Si des investissements substantiels peuvent être injectés chaque année depuis 1960 dans la construction d’un réseau de routes utiles à la fluidité de l’économie, si des financements importants peuvent être mobilisés pour la mise en place d’un tissu industriel digne de ce nom, si des budgets considérables peuvent être sans cesse dégagés pour la création de centres urbains nouveaux, c’est largement parce que la Côte d’ivoire dispose d’une régie d’une exceptionnelle efficacité, la Caisse de stabilisation et de soutien des prix des productions agricoles.

La création de cette institution, contrairement à ce que croyaient beaucoup, n’est pas le fait d’Houphouët même.  C’est à tort qu’un Pierre Péan par exemple, évoquant la remarquable expansion de la Côte d’ivoire dans les années 70, a écrit que « le centre névralgique de ce développement accéléré a été la Caisse de stabilisation et de soutien des prix des produits agricoles, (…) créée par le “Vieux  » et toujours animée par lui ». Le mérite de l’homme vient moins d’une paternité sur cet organisme que du fait d’avoir su bâtir, à partir d’une institution dont les origines remontent à 1946, un formidable système de financement public, d’une remarquable utilité pour le progrès de son pays et même pour celui d’un certain nombre de pays africains.

       La Caistab a eu quatre précurseurs.
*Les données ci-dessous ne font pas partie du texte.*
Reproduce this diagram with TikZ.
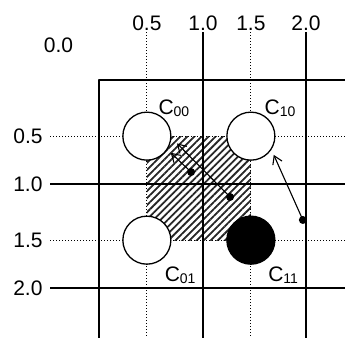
\documentclass[tikz,border=0pt]{standalone}
\usepackage{fontspec}
\setmainfont{Liberation Sans}
\usetikzlibrary{arrows.meta,patterns.meta}
\newcommand{\cellname}[1]{C\raisebox{-2pt}{\fontsize{14}{14}\selectfont #1}}
\begin{document}
\begin{tikzpicture}[x=104pt, y=-104pt, font=\fontsize{21}{24}\selectfont, line join=round,
	>={Straight Barb[length=8pt,width=10pt]},
	solidline/.style={line width=1.3pt},
	dotline/.style={line width=1pt, dash pattern=on 1pt off 2pt},
	axlbl/.style={inner sep=1pt},
	sidelbl/.style={inner sep=7pt},
	site/.style={circle, draw, line width=1.3pt, fill=white, minimum size=48pt, inner sep=0pt},
	probe/.style={circle, fill, minimum size=8pt, inner sep=0pt}]
	\useasboundingbox (-0.952,-0.769) rectangle (2.365,2.481);
	\path 
	(0.46,0.54) coordinate (p00)
	(1.46,0.54) coordinate (p10)
	(0.46,1.54) coordinate (p01)
	(1.46,1.54) coordinate (p11)
	(0.69,0.70) coordinate (t1)
	(0.75,0.61) coordinate (t2)
	(1.68,0.72) coordinate (t3)
	;
	% hatched area
	\fill[pattern={Lines[angle=45,distance=5pt,line width=1.8pt]}, pattern color=black!85] (p00) rectangle (p11);
	
	\draw[dotline] (0.46,-0.46) node[above, axlbl] {0.5} -- (0.46,2.48);
	\draw[dotline] (1.46,-0.46) node[above, axlbl] {1.5} -- (1.46,2.48);
	\draw[solidline] (1,-0.46) node[above, axlbl] {1.0} -- (1,2.48);
	\draw[solidline] (1.99,-0.46) node[above, axlbl] {2.0} -- (1.99,2.48);
	\draw[dotline] (-0.47,0.54) node[left, sidelbl] {0.5} -- (2.37,0.54);
	\draw[dotline] (-0.47,1.54) node[left, sidelbl] {1.5} -- (2.37,1.54);
	\draw[solidline] (-0.47,1) node[left, sidelbl] {1.0} -- (2.37,1);
	\draw[solidline] (-0.47,2) node[left, sidelbl] {2.0} -- (2.37,2);
	\draw[solidline] (0,2.48) -- (0,0) -- (2.37,0);
	\node (origin) at (-0.39,-0.33) {0.0};
	
	\node[site] (c00) at (p00) {};
	\node[site] (c10) at (p10) {};
	\node[site] (c01) at (p01) {};
	\node[site, fill=black] (c11) at (p11) {};
	\node (l00) at (0.72,0.27) {\cellname{00}};
	\node (l10) at (1.74,0.27) {\cellname{10}};
	\node (l01) at (0.78,1.875) {\cellname{01}};
	\node (l11) at (1.77,1.875) {\cellname{11}};
	
	\node[probe] (d1) at (0.885,0.885) {};
	\node[probe] (d2) at (1.26,1.125) {};
	\node[probe] (d3) at (1.96,1.346) {};
	\draw[->, line width=1.1pt] (d1.center) -- (t1);
	\draw[->, line width=1.1pt] (d2.center) -- (t2);
	\draw[->, line width=1.1pt] (d3.center) -- (t3);
\end{tikzpicture}
\end{document}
Il y avait eu d’abord le Compte du Café et le Compte du Cacao, ouverts tous les deux le 20 décembre 1946 dans les écritures du Trésorier général de l’AOF par le gouverneur général René Barthes. Ces deux comptes étaient des fonds hors budget, rendus nécessaires par le besoin de supporter un certain nombre de dépenses autour du café et du cacao.  Il fallait par exemple financer la recherche sur le café en Côte d’ivoire, les frais de transport du café et du cacao vers les centres commerciaux, la prise en charge de certains droits fiscaux de sortie des deux produits, les ristournes aux producteurs et, d’une façon plus générale, les dépenses spéciales de soutien en faveur du développement de la production des deux produits. C’était loin d’être des charges négligeables.

Pour y faire face, les deux Comptes avaient les mêmes ressources. Ils bénéficiaient de versements du Budget général représentant des surtaxes ou des majorations spéciales de droits fiscaux de sortie sur les deux produits. Ils recevaient également la différence entre les prix de vente réels à l’étranger et les prix homologués du marché national, majorés des frais spéciaux.  Ils pouvaient être enfin crédités de subventions éventuelles des exportateurs, des sociétés de prévoyance ou d’autres organismes.
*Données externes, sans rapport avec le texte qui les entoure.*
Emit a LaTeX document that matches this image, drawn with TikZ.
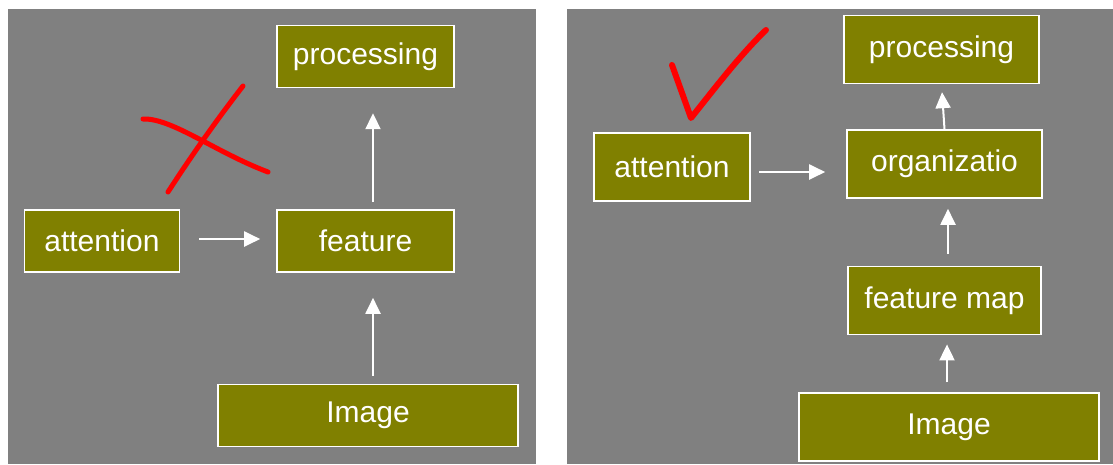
\documentclass[tikz,border=0pt]{standalone}
\usepackage{fontspec}
\setmainfont{Liberation Sans}
\usepackage{tikz}
\usetikzlibrary{arrows.meta, positioning, calc}
\definecolor{slide_gray}{HTML}{808080}
\definecolor{slide_olive}{HTML}{808000}
\tikzset{
  panel/.style={fill=slide_gray,draw=none},
  block/.style={rectangle,draw=white,line width=1.6pt,fill=slide_olive,text=white,
    inner sep=0pt,font=\fontsize{30}{36}\selectfont},
  blockl/.style={block,minimum height=62pt},
  blockr/.style={block,minimum height=68pt},
  flow/.style={draw=white,line width=2pt,-{Triangle[length=16pt,width=15pt]}},
  pen/.style={draw=red,line width=5pt,line cap=round,line join=round},
}
\begin{document}
\begin{tikzpicture}[x=1pt,y=-1pt]
	    \useasboundingbox (0,0) rectangle (1113,464);
	    \fill[panel] (8,9) rectangle (536,464);
	    \fill[panel] (567,9) rectangle (1113,464);
	    % left: attention straight into the features
	    \node[blockl,minimum width=177pt] (featL) at (365.5,241) {feature};
	    \node[blockl,minimum width=177pt,above=121pt of featL] (procL) {processing};
	    \node[blockl,minimum width=155pt,left=96pt of featL] (attL) {attention};
	    \node[blockl,minimum width=300pt,below=111pt of featL,xshift=2.5pt] (imgL) {Image};
	    \draw[flow,shorten <=19pt,shorten >=16pt] (attL.east |- 0,239) -- (featL.west |- 0,239);
	    \draw[flow,shorten <=7pt,shorten >=25pt] (373,0 |- featL.north) -- (373,0 |- procL.south);
	    \draw[flow,shorten <=8pt,shorten >=25pt] (373,0 |- imgL.north) -- (373,0 |- featL.south);
	    % right: attention on the organization
	    \node[blockr,minimum width=195pt] (orgR) at (944.5,164) {organizatio};
	    \node[blockr,minimum width=195pt,above=45pt of orgR,xshift=-3pt] (procR) {processing};
	    \node[blockr,minimum width=156pt] (attR) at (672,167) {attention};
	    \node[blockr,minimum width=193pt,below=67pt of orgR] (fmapR) {feature map};
	    \node[blockr,minimum width=300pt,below=57pt of fmapR,xshift=4.5pt] (imgR) {Image};
	    \draw[flow,shorten <=8pt,shorten >=21pt] (attR.east |- 0,172) -- (orgR.west |- 0,172);
	    \draw[flow,shorten <=0pt,shorten >=8pt] (orgR.north) -- (procR.south);
	    \draw[flow,shorten <=12pt,shorten >=10pt] (948,0 |- fmapR.north) -- (948,0 |- orgR.south);
	    \draw[flow,shorten <=10pt,shorten >=9pt] (947,0 |- imgR.north) -- (947,0 |- fmapR.south);
	    % hand marks
	    \draw[pen] (143,119) .. controls (172,118) and (215,152) .. (268,172);
	    \draw[pen] (243,86) .. controls (215,122) and (190,158) .. (168,192);
	    \draw[pen,line width=6pt] (672,65) -- (691,118) .. controls (715,88) and (740,55) .. (766,30);
	\end{tikzpicture}
\end{document}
Le troisième précurseur de la Caistab n’apparaîtrait que huit ans après les deux premiers, et c’était lui qui imposerait l’appellation explicite de Caisse de stabilisation. C’était une initiative du ministre de la France d’Outre-mer d’alors. Le 14 octobre 1954, Robert Buron fait adopter en conseil des ministres le décret n° 54-1021 qui élargit à tous les produits et à tous les territoires d’Outre-mer, ainsi qu’aux territoires sous tutelle du  Togo  et du  Cameroun,  le principe de la création d’établissements publics dotés de la personnalité civile et de l’autonomie financière,  explicitement dénommés Caisses de stabilisation,  et destinés à la fois à régulariser les cours de certains produits et à en faciliter les conditions d’écoulement .

   Comment les caisses de stabilisation doivent – elles procéder ? L’article 1er du décret stipule qu’elles sont habilitées à collecter et gérer l‘ensemble des ressources qui doivent leur revenir et à en redistribuer le montant aux producteurs, dans des conditions propres à régulariser le prix d’achat des produits intéressés. C’est l’article 4 qui définit les ressources de ces Caisses.  Il en cite quatre :  les contributions ristournes ou redevances calculées sur la valeur du produit à l’exportation, les contributions, ristournes ou redevances découlant de conventions passées avec les personnes physiques, les groupements professionnels ou les sociétés, le revenu des fonds placés au Trésor, les soldes créditeurs des institutions et des comptes hors budget, appelés notamment « Compte », “Fonds » ou “Caisse de soutien » se rapportant à la production considérée. On voit que les ressources des comptes du Café et du Cacao et celles des Caisses de stabilisation tout comme leurs obligations se recoupent largement, l’unique différence tenant à la mission explicitement affirmée des Caisses de régulariser les cours des produits concernés.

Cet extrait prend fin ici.